In the same time capsule was a letter to my future husband which I couldn't resist opening this evening. It was sealed with a heart sticker and was clearly influenced by the True Love Waits movement. The contents consisted of promises and prayers and wonderings I won't elaborate on, but you can probably imagine a sentimental fourteen-year-old would write. In case my future husband ever materialises, I won't get into any details.

My fourteen-year-old self had anticipated the possibility that my future husband might not exist. She was definitely a romantic, but somewhat realistic in her expectations. She couldn't imagine the course of her future life, but she remained sweetly hopeful. If I could write her a reply, I am not sure what I would say. Keep dreaming, perhaps, and keep praying, and remember your own earnest vows sealed with a heart sticker and written in loopy cursive. I wouldn't tell her that in twenty years she would be writing a blog post on a lonely Friday night, with no future husband yet in the picture.

Thursday, May 08, 2014

The Bible and Me

I don't know exactly when it began, but it might have happened sometime while I was reading "A Year of Living Biblically" by AJ Jacobs. I think it dates to about that time. The book was a critique of fundamentalism and also a humorous tale in which the author decides to follow every single command in Bible. It was an interesting read for sure. Anyway it was around this time that a shift happened in the way I looked at the Bible. I had always seen the Bible as God's Word, almost in a mystical sense. I knew human authors had written it, but they were inspired to write by the Holy Spirit and what they wrote was God's message. He had guided the process whereby the books were selected to become the Bible.

I began to look at the Bible less as a divine message and more as a human creation. Not that I wholly ceased viewing it as God's word, but I began to think more about the human authors and their motivations. I started looking at the Bible through the lens of scepticism. After awhile it became harder to view it through the eyes of faith, and as God's word for me now.

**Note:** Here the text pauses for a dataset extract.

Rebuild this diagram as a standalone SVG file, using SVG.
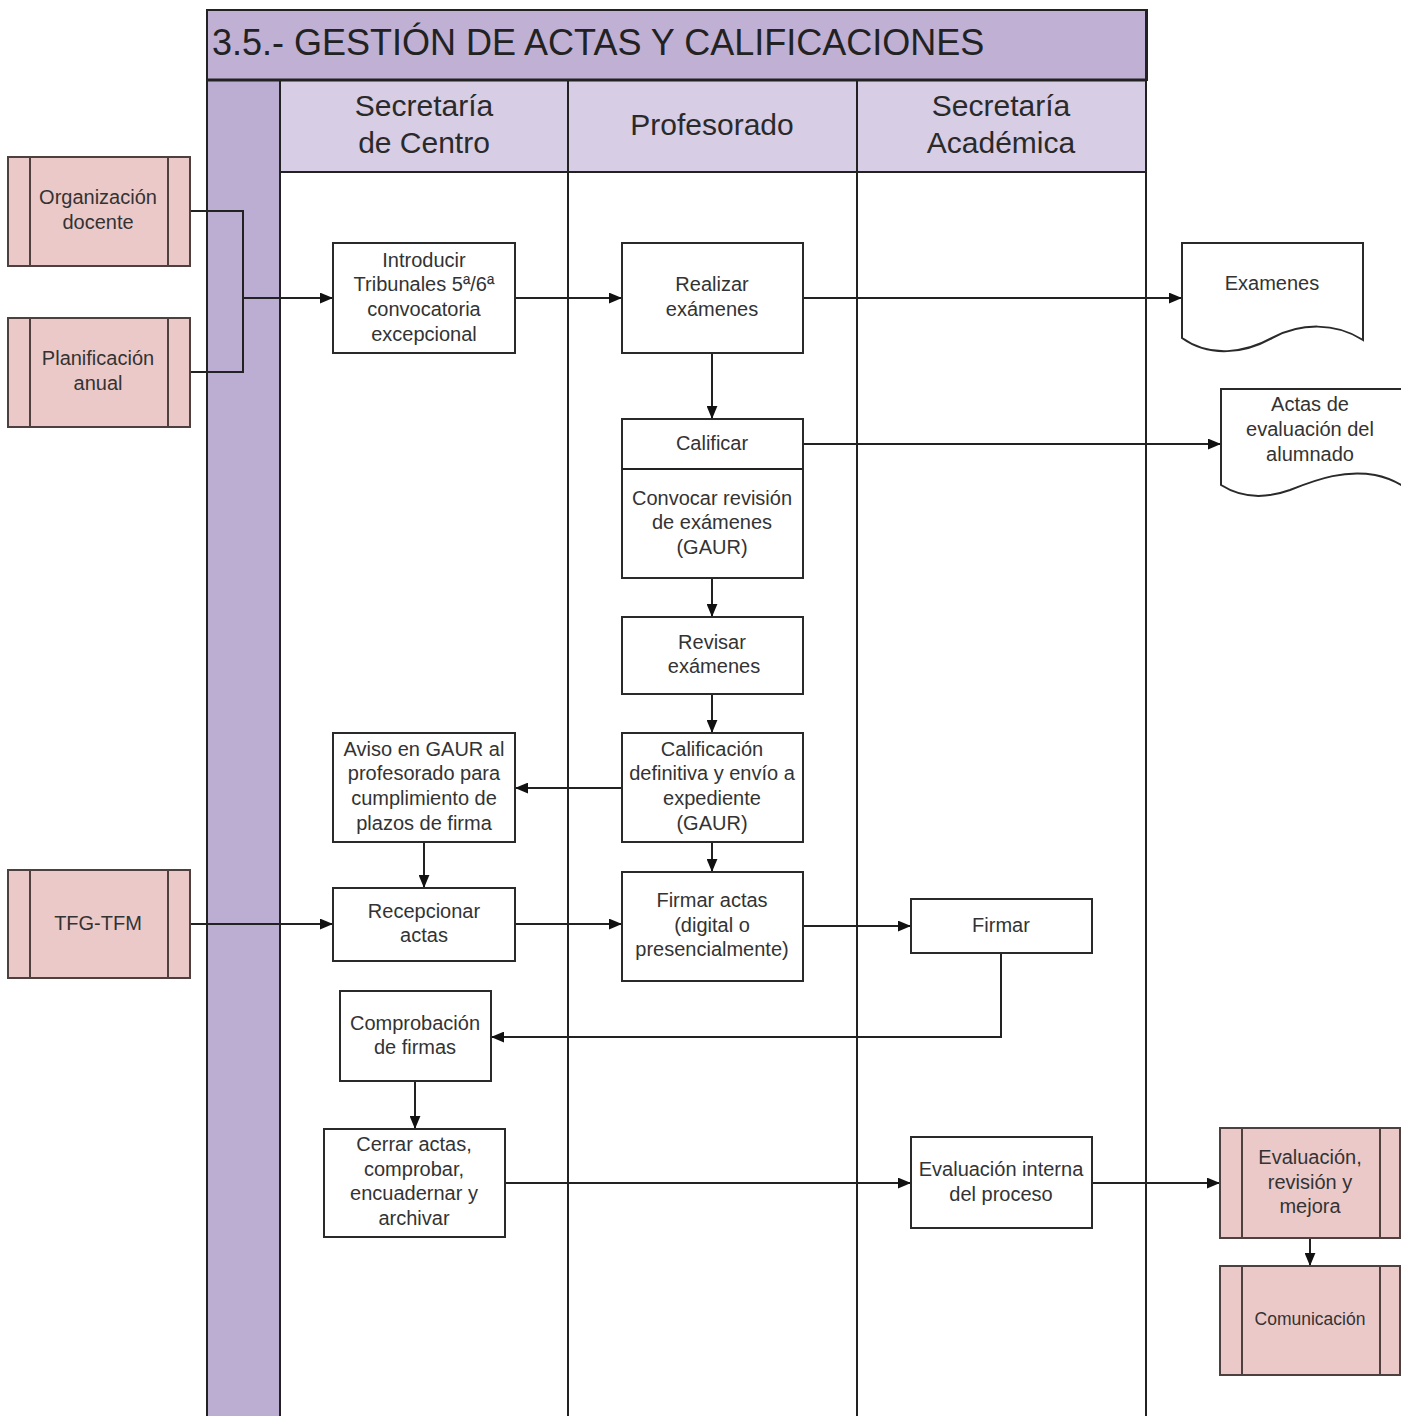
<svg xmlns="http://www.w3.org/2000/svg" width="1401" height="1416" viewBox="0 0 1401 1416">
<defs>
<style>
.t{font-family:"Liberation Sans",Arial,sans-serif;font-size:20px;fill:#333;text-anchor:middle}
.h{font-family:"Liberation Sans",Arial,sans-serif;font-size:30px;fill:#2a2a2a;text-anchor:middle}
.box{fill:#fff;stroke:#2a2a2a;stroke-width:2}
.ext{fill:#ecc9c9;stroke:#4f4040;stroke-width:2}
.el{stroke:#4f4040;stroke-width:2}
.c{fill:none;stroke:#222;stroke-width:2}
.lane{stroke:#222;stroke-width:2}
</style>
<marker id="a" viewBox="0 0 12 10" refX="12" refY="5" markerWidth="13" markerHeight="11" markerUnits="userSpaceOnUse" orient="auto">
<path d="M0,0 L12,5 L0,10 Z" fill="#111"/>
</marker>
</defs>
<rect width="1401" height="1416" fill="#fff"/>
<g id="pool">
<rect x="207" y="10" width="940" height="70" fill="#bfb0d4" stroke="#222" stroke-width="2"/>
<text x="212" y="55" font-family="Liberation Sans,Arial,sans-serif" font-size="36" fill="#222">3.5.- GESTIÓN DE ACTAS Y CALIFICACIONES</text>
<rect x="207" y="80" width="73" height="1340" fill="#bcadd3"/>
<rect x="280" y="80" width="867" height="92" fill="#d7cde5"/>
<line class="lane" x1="207" y1="10" x2="207" y2="1416"/>
<line class="lane" x1="280" y1="80" x2="280" y2="1416"/>
<line class="lane" x1="568" y1="80" x2="568" y2="1416"/>
<line class="lane" x1="857" y1="80" x2="857" y2="1416"/>
<line class="lane" x1="1146" y1="10" x2="1146" y2="1416"/>
<line x1="207" y1="80" x2="1147" y2="80" stroke="#222" stroke-width="3"/>
<line class="lane" x1="280" y1="172" x2="1146" y2="172"/>
<text class="h" x="424" y="116">Secretaría</text>
<text class="h" x="424" y="153">de Centro</text>
<text class="h" x="712" y="135">Profesorado</text>
<text class="h" x="1001" y="116">Secretaría</text>
<text class="h" x="1001" y="153">Académica</text>
</g>
<g id="connectors">
<polyline class="c" points="190,211 243,211 243,372 190,372"/>
<line class="c" x1="243" y1="298" x2="333" y2="298" marker-end="url(#a)"/>
<line class="c" x1="515" y1="298" x2="622" y2="298" marker-end="url(#a)"/>
<line class="c" x1="803" y1="298" x2="1182" y2="298" marker-end="url(#a)"/>
<line class="c" x1="712" y1="353" x2="712" y2="419" marker-end="url(#a)"/>
<line class="c" x1="803" y1="444" x2="1221" y2="444" marker-end="url(#a)"/>
<line class="c" x1="712" y1="578" x2="712" y2="617" marker-end="url(#a)"/>
<line class="c" x1="712" y1="694" x2="712" y2="733" marker-end="url(#a)"/>
<line class="c" x1="622" y1="788" x2="515" y2="788" marker-end="url(#a)"/>
<line class="c" x1="712" y1="842" x2="712" y2="872" marker-end="url(#a)"/>
<line class="c" x1="424" y1="842" x2="424" y2="888" marker-end="url(#a)"/>
<line class="c" x1="190" y1="924" x2="333" y2="924" marker-end="url(#a)"/>
<line class="c" x1="515" y1="924" x2="622" y2="924" marker-end="url(#a)"/>
<line class="c" x1="803" y1="926" x2="911" y2="926" marker-end="url(#a)"/>
<polyline class="c" points="1001,953 1001,1037 491,1037" marker-end="url(#a)"/>
<line class="c" x1="415" y1="1081" x2="415" y2="1129" marker-end="url(#a)"/>
<line class="c" x1="505" y1="1183" x2="911" y2="1183" marker-end="url(#a)"/>
<line class="c" x1="1092" y1="1183" x2="1220" y2="1183" marker-end="url(#a)"/>
<line class="c" x1="1310" y1="1238" x2="1310" y2="1266" marker-end="url(#a)"/>
</g>
<g id="organizacion">
<rect class="ext" x="8" y="157" width="182" height="109"/>
<line class="el" x1="30" y1="157" x2="30" y2="266"/><line class="el" x1="168" y1="157" x2="168" y2="266"/>
<text class="t" x="98" y="204">Organización</text><text class="t" x="98" y="229">docente</text>
</g>
<g id="planificacion">
<rect class="ext" x="8" y="318" width="182" height="109"/>
<line class="el" x1="30" y1="318" x2="30" y2="427"/><line class="el" x1="168" y1="318" x2="168" y2="427"/>
<text class="t" x="98" y="365">Planificación</text><text class="t" x="98" y="390">anual</text>
</g>
<g id="tfg">
<rect class="ext" x="8" y="870" width="182" height="108"/>
<line class="el" x1="30" y1="870" x2="30" y2="978"/><line class="el" x1="168" y1="870" x2="168" y2="978"/>
<text class="t" x="98" y="930">TFG-TFM</text>
</g>
<g id="evaluacion-revision">
<rect class="ext" x="1220" y="1128" width="180" height="110"/>
<line class="el" x1="1242" y1="1128" x2="1242" y2="1238"/><line class="el" x1="1380" y1="1128" x2="1380" y2="1238"/>
<text class="t" x="1310" y="1164">Evaluación,</text><text class="t" x="1310" y="1189">revisión y</text><text class="t" x="1310" y="1213">mejora</text>
</g>
<g id="comunicacion">
<rect class="ext" x="1220" y="1266" width="180" height="109"/>
<line class="el" x1="1242" y1="1266" x2="1242" y2="1375"/><line class="el" x1="1380" y1="1266" x2="1380" y2="1375"/>
<text class="t" x="1310" y="1325" style="font-size:17.5px">Comunicación</text>
</g>
<g id="introducir">
<rect class="box" x="333" y="243" width="182" height="110"/>
<text class="t" x="424" y="267">Introducir</text><text class="t" x="424" y="291">Tribunales 5ª/6ª</text><text class="t" x="424" y="316">convocatoria</text><text class="t" x="424" y="341">excepcional</text>
</g>
<g id="realizar">
<rect class="box" x="622" y="243" width="181" height="110"/>
<text class="t" x="712" y="291">Realizar</text><text class="t" x="712" y="316">exámenes</text>
</g>
<g id="examenes">
<path class="box" d="M1182,243 H1363 V340 C1335,322 1300,323 1272,338 C1245,353 1210,358 1182,338 Z"/>
<text class="t" x="1272" y="290">Examenes</text>
</g>
<g id="calificar">
<rect class="box" x="622" y="419" width="181" height="159"/>
<line class="c" x1="622" y1="469" x2="803" y2="469"/>
<text class="t" x="712" y="450">Calificar</text>
<text class="t" x="712" y="505">Convocar revisión</text><text class="t" x="712" y="529">de exámenes</text><text class="t" x="712" y="554">(GAUR)</text>
</g>
<g id="actas">
<path class="box" d="M1403,389 H1221 V485 C1240,497 1262,500 1290,490 C1320,478 1345,470 1375,475 C1390,478 1398,483 1403,486"/>
<text class="t" x="1310" y="411">Actas de</text><text class="t" x="1310" y="436">evaluación del</text><text class="t" x="1310" y="461">alumnado</text>
</g>
<g id="revisar">
<rect class="box" x="622" y="617" width="181" height="77"/>
<text class="t" x="712" y="649">Revisar</text><text class="t" x="714" y="673">exámenes</text>
</g>
<g id="calificacion">
<rect class="box" x="622" y="733" width="181" height="109"/>
<text class="t" x="712" y="756">Calificación</text><text class="t" x="712" y="780">definitiva y envío a</text><text class="t" x="712" y="805">expediente</text><text class="t" x="712" y="830">(GAUR)</text>
</g>
<g id="aviso">
<rect class="box" x="333" y="733" width="182" height="109"/>
<text class="t" x="424" y="756">Aviso en GAUR al</text><text class="t" x="424" y="780">profesorado para</text><text class="t" x="424" y="805">cumplimiento de</text><text class="t" x="424" y="830">plazos de firma</text>
</g>
<g id="recepcionar">
<rect class="box" x="333" y="888" width="182" height="73"/>
<text class="t" x="424" y="918">Recepcionar</text><text class="t" x="424" y="942">actas</text>
</g>
<g id="firmar-actas">
<rect class="box" x="622" y="872" width="181" height="109"/>
<text class="t" x="712" y="907">Firmar actas</text><text class="t" x="712" y="932">(digital o</text><text class="t" x="712" y="956">presencialmente)</text>
</g>
<g id="firmar">
<rect class="box" x="911" y="899" width="181" height="54"/>
<text class="t" x="1001" y="932">Firmar</text>
</g>
<g id="comprobacion">
<rect class="box" x="340" y="991" width="151" height="90"/>
<text class="t" x="415" y="1030">Comprobación</text><text class="t" x="415" y="1054">de firmas</text>
</g>
<g id="cerrar">
<rect class="box" x="324" y="1129" width="181" height="108"/>
<text class="t" x="414" y="1151">Cerrar actas,</text><text class="t" x="414" y="1176">comprobar,</text><text class="t" x="414" y="1200">encuadernar y</text><text class="t" x="414" y="1225">archivar</text>
</g>
<g id="evaluacion-interna">
<rect class="box" x="911" y="1137" width="181" height="91"/>
<text class="t" x="1001" y="1176">Evaluación interna</text><text class="t" x="1001" y="1201">del proceso</text>
</g>
</svg>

I am reading through the Bible in one year. The plan has the Epistles on Sundays, the Pentateuch on Mondays, history from Joshua to Esther on Tuesdays, Psalms on Wednesdays, Poetry on Thursdays, Prophesy on Fridays, and the Gospels and Acts on Saturdays. Getting through Jeremiah and Ezekiel seemed a little like a chore. I found many days I read to get through the reading and not to hear from God. Then I wondered why I was reading it. Was it just to check off the box Bible reading on the list of what I thought a good Christian did or was it to learn and grow, listen and apply? Was I like the foolish builder who fails to put Jesus' words into practice? Was I deceiving myself by listening to the word and then not doing what it says?

I want to regain my love for the Scriptures and see them through the eyes of expectant faith. I want to be truly wise and walk in the way I should go by the light of God's word.